On 17Apr2018 0246, Oleg Sivokon wrote:
It is common practice in corporate networks that connect MS Windows machines to redirect 
all (encrypted included) traffic through company's router.  For this purpose routers are 
usually configured to act as a CA.  However, the certificate issued by such 
"CA" will of course not be found in the certificates distributed with LibreSSL 
(how would they even know?).  MS Windows networking, however, has a way to configure 
these policies.

Prior to this issue, Python relied on the OS libraries to implement TLS 
protocol, so the overall setup worked transparently for users.  Since 3.6.5, 
however, this is no longer possible (requires alteration of certificates 
distributed with Python).

If you are referring to Python on Windows, this was never true. We've always relied on OpenSSL and at best will read locally installed certificates (and by default, most certificates are not locally installed). This should not have changed recently, and certainly not with the bug you reference.

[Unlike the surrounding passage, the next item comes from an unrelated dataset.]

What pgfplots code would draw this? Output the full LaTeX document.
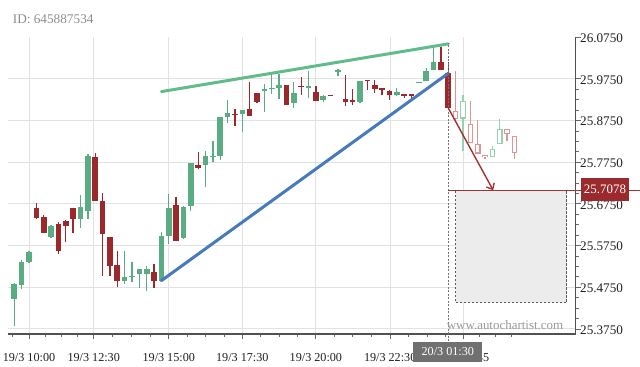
\documentclass[border=0pt]{standalone}
\usepackage{pgfplots}
\pgfplotsset{compat=1.18}
\usepackage{pgfplotstable}
\usepackage{fontspec}
\setmainfont{Liberation Serif}
\usetikzlibrary{arrows.meta}

\definecolor{cgreen}{RGB}{90,172,130}
\definecolor{cred}{RGB}{155,40,42}
\definecolor{fgreen}{RGB}{150,210,176}
\definecolor{fred}{RGB}{220,150,150}
\definecolor{tgreen}{RGB}{98,188,138}
\definecolor{tblue}{RGB}{70,122,190}
\definecolor{arrowred}{RGB}{165,50,50}
\definecolor{boxred}{RGB}{155,42,45}
\definecolor{gridc}{RGB}{226,226,226}
\definecolor{zonec}{RGB}{236,236,236}

% candles: x = bar index (15 min bars), o h l c
\pgfplotstableread{
x o h l c
0 25.4477 25.4844 25.3829 25.4837
1 25.4813 25.5413 25.4717 25.5348
2 25.5348 25.5629 25.5341 25.5605
5 25.5965 25.6253 25.5941 25.6212
9 25.6380 25.6966 25.6174 25.6685
10 25.6572 25.7950 25.6390 25.7909
15 25.4909 25.5629 25.4837 25.4988
16 25.4988 25.5365 25.4885 25.5022
17 25.5065 25.5197 25.4741 25.5190
18 25.5077 25.5269 25.4669 25.5197
20 25.4909 25.6068 25.4909 25.5989
21 25.5989 25.6997 25.5790 25.6661
23 25.5929 25.6709 25.5917 25.6685
24 25.6697 25.7724 25.6589 25.7724
26 25.7693 25.8029 25.7165 25.7909
27 25.7873 25.8269 25.7753 25.7909
28 25.7909 25.8845 25.7813 25.8828
29 25.8845 25.9236 25.8701 25.8924
31 25.8910 25.9013 25.8468 25.9001
34 25.9457 25.9637 25.8948 25.9510
35 25.9510 25.9860 25.9397 25.9541
36 25.9534 25.9877 25.9270 25.9596
38 25.9164 25.9673 25.9061 25.9404
40 25.9529 25.9942 25.9289 25.9570
42 25.9236 25.9373 25.9193 25.9342
44 25.9920 25.9980 25.9810 25.9956
47 25.9205 25.9709 25.9181 25.9692
52 25.9366 25.9529 25.9349 25.9445
55 25.9654 25.9678 25.9654 25.9678
56 25.9709 26.0009 25.9709 25.9949
57 25.9956 26.0525 25.9956 26.0165
}\greentab

\pgfplotstableread{
x o h l c
3 25.6654 25.6781 25.6390 25.6414
4 25.6438 25.6493 25.6044 25.6054
6 25.6270 25.6308 25.5550 25.5612
7 25.6342 25.6373 25.5828 25.6229
8 25.6654 25.6654 25.6044 25.6390
11 25.7868 25.7964 25.6822 25.6822
12 25.6812 25.7014 25.5029 25.6030
13 25.5948 25.5965 25.5029 25.5262
14 25.5286 25.5629 25.4748 25.4892
19 25.5108 25.5317 25.4741 25.4909
22 25.6733 25.6908 25.5857 25.5857
25 25.7688 25.7998 25.7580 25.7621
30 25.8910 25.9037 25.8629 25.8881
32 25.9020 25.9668 25.8869 25.8869
33 25.9409 25.9409 25.9181 25.9193
37 25.9606 25.9613 25.9128 25.9128
39 25.9589 25.9788 25.9368 25.9558
41 25.9428 25.9589 25.9217 25.9229
43 25.9373 25.9373 25.9332 25.9342
45 25.9270 25.9841 25.9109 25.9188
46 25.9236 25.9500 25.9126 25.9200
48 25.9716 25.9716 25.9493 25.9692
49 25.9601 25.9728 25.9416 25.9510
50 25.9529 25.9529 25.9373 25.9476
51 25.9469 25.9493 25.9246 25.9368
53 25.9378 25.9378 25.9301 25.9330
54 25.9378 25.9378 25.9277 25.9330
58 26.0148 26.0518 25.9966 25.9966
59 25.9901 26.0153 25.9049 25.9049
}\redtab

\pgfplotstableread{
x o h l c
61 25.8797 25.9361 25.8029 25.9222
65 25.7868 25.8149 25.7868 25.8070
66 25.8190 25.8790 25.8190 25.8550
}\fgreentab

\pgfplotstableread{
x o h l c
60 25.8989 25.9949 25.8749 25.8790
62 25.8670 25.9229 25.8204 25.8204
63 25.8190 25.8766 25.7950 25.7957
64 25.7933 25.7933 25.7837 25.7868
67 25.8550 25.8550 25.8269 25.8430
68 25.8377 25.8377 25.7830 25.7964
}\fredtab

\pgfplotsset{
  cwick/.style={only marks, mark=*, mark size=0pt, mark options={draw=none, fill=none},
    error bars/.cd, y dir=plus, y explicit, error mark=none,
    error bar style={draw=#1, line width=1.3bp, solid}},
  cbody/.style 2 args={only marks, mark=*, mark size=0pt, mark options={draw=none, fill=none},
    error bars/.cd, y dir=plus, y explicit, error mark=none,
    error bar style={draw=#1, line width=#2, solid}},
}

\begin{document}
\begin{tikzpicture}
\useasboundingbox (0,0) rectangle (640bp,367bp);
\begin{axis}[
  at={(8bp,33bp)}, anchor=south west,
  scale only axis, width=567.7bp, height=297bp,
  xmin=-0.856, xmax=76.32, ymin=25.3628, ymax=26.0755,
  clip=false,
  axis x line*=bottom, axis y line*=right,
  axis line style={-, draw=black!68, line width=1.5bp},
  tick align=outside,
  major tick length=5bp, minor tick length=3bp,
  every tick/.style={draw=black!60, line width=0.8bp},
  xtick={2,10.8,21,31,41,51.1,61},
  xticklabels={19/3 10:00,19/3 12:30,19/3 15:00,19/3 17:30,19/3 20:00,19/3 22:30,20/3 01:45},
  minor xtick={-0.2,4.2,6.4,8.6,13.35,15.9,18.45,23.5,26,28.5,33.5,36,38.5,43.5,46,48.5,53.6,56.1,58.6,63.2,65.4,67.6},
  ytick={25.375,25.475,25.575,25.675,25.775,25.875,25.975},
  extra y ticks={26.075}, extra y tick style={grid=none},
  minor y tick num=3,
  xmajorgrids, ymajorgrids,
  major grid style={draw=gridc, line width=1bp},
  /pgf/number format/assume math mode=true,
  tick label style={text=black!88},
  xticklabel style={font=\fontsize{12.2}{14}\selectfont, yshift=-10.5bp},
  yticklabel style={font=\fontsize{13.2}{15}\selectfont, xshift=-4bp, yshift=-1bp,
    /pgf/number format/.cd, fixed, fixed zerofill, precision=4},
]
% target zone
\addplot[fill=zonec, draw=black!65, line width=0.9bp, dash pattern=on 2.5bp off 1.5bp]
  coordinates {(60,25.7078) (75.1,25.7078) (75.1,25.438) (60,25.438) (60,25.7078)};
% pattern trend lines
\addplot[tgreen, line width=3bp, line cap=round] coordinates {(20,25.9445) (59,26.059)};
% solid candles
\addplot[cwick=cgreen] table[x=x, y=l, y error plus expr=\thisrow{h}-\thisrow{l}] {\greentab};
\addplot[cbody={cgreen}{5.6bp}] table[x=x, y expr={min(\thisrow{o},\thisrow{c})}, y error plus expr={max(abs(\thisrow{c}-\thisrow{o}),0.003)}] {\greentab};
\addplot[cwick=cred] table[x=x, y=l, y error plus expr=\thisrow{h}-\thisrow{l}] {\redtab};
\addplot[cbody={cred}{5.6bp}] table[x=x, y expr={min(\thisrow{o},\thisrow{c})}, y error plus expr={max(abs(\thisrow{c}-\thisrow{o}),0.003)}] {\redtab};
% projected (faded, hollow) candles
\addplot[cwick=fgreen] table[x=x, y=l, y error plus expr=\thisrow{h}-\thisrow{l}] {\fgreentab};
\addplot[cbody={fgreen}{5.6bp}] table[x=x, y expr={min(\thisrow{o},\thisrow{c})}, y error plus expr={max(abs(\thisrow{c}-\thisrow{o}),0.003)}] {\fgreentab};
\addplot[cbody={white}{3.4bp}] table[x=x, y expr={min(\thisrow{o},\thisrow{c})+0.0027}, y error plus expr={max(abs(\thisrow{c}-\thisrow{o})-0.0054,0)}] {\fgreentab};
\addplot[cwick=fred] table[x=x, y=l, y error plus expr=\thisrow{h}-\thisrow{l}] {\fredtab};
\addplot[cbody={fred}{5.6bp}] table[x=x, y expr={min(\thisrow{o},\thisrow{c})}, y error plus expr={max(abs(\thisrow{c}-\thisrow{o}),0.003)}] {\fredtab};
\addplot[cbody={white}{3.4bp}] table[x=x, y expr={min(\thisrow{o},\thisrow{c})+0.0027}, y error plus expr={max(abs(\thisrow{c}-\thisrow{o})-0.0054,0)}] {\fredtab};
\addplot[tblue, line width=3bp, line cap=round] coordinates {(20,25.4909) (59,25.9884)};
% breakout marker, forecast arrow and target level
\addplot[black!55, line width=1.5bp, dash pattern=on 2bp off 1.5bp] coordinates {(59,25.320) (59,26.06)};
\addplot[arrowred, line width=1.3bp] coordinates {(59,25.7078) (85.1,25.7078)};
\addplot[arrowred, line width=1.4bp, -{Straight Barb[length=5bp,width=9bp]}] coordinates {(59,25.9049) (65.1,25.7078)};
\end{axis}
\node[fill=boxred, text=white, inner sep=0, minimum width=48.6bp, minimum height=22.7bp,
  font=\fontsize{13}{15}\selectfont] at (605bp,177.4bp) {25.7078};
\node[fill=black!56, text=white, inner sep=0, minimum width=69bp, minimum height=20.5bp,
  font=\fontsize{12.2}{14}\selectfont] at (447.8bp,15.1bp) {20/3 01:30};
\node[anchor=base west, inner sep=0, text=black!45, font=\fontsize{13.3}{15}\selectfont]
  at (12.7bp,343bp) {ID: 645887534};
\node[anchor=base, inner sep=0, text=black!40, font=\fontsize{13}{15}\selectfont]
  at (505bp,37.5bp) {www.autochartist.com};
\end{tikzpicture}
\end{document}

I'm asking that this be made configurable / possible to disable using simple 
means, perhaps an environment variable / registry key or similar.

I'm not clear on what you're asking for. The only thing we can disable is reading OS certificates into OpenSSL, and that would be the opposite of what you are having trouble with.

Perhaps this is an issue with pip more specifically than Python?

PS. I still cannot register to the bug tracker (never received a confirmation 
email), this is why you are reading this email.

I would guess it ended up in a junk mail folder, though that may be controlled by your organization rather than anywhere you can get to it. Perhaps using an alternate email address will be easiest?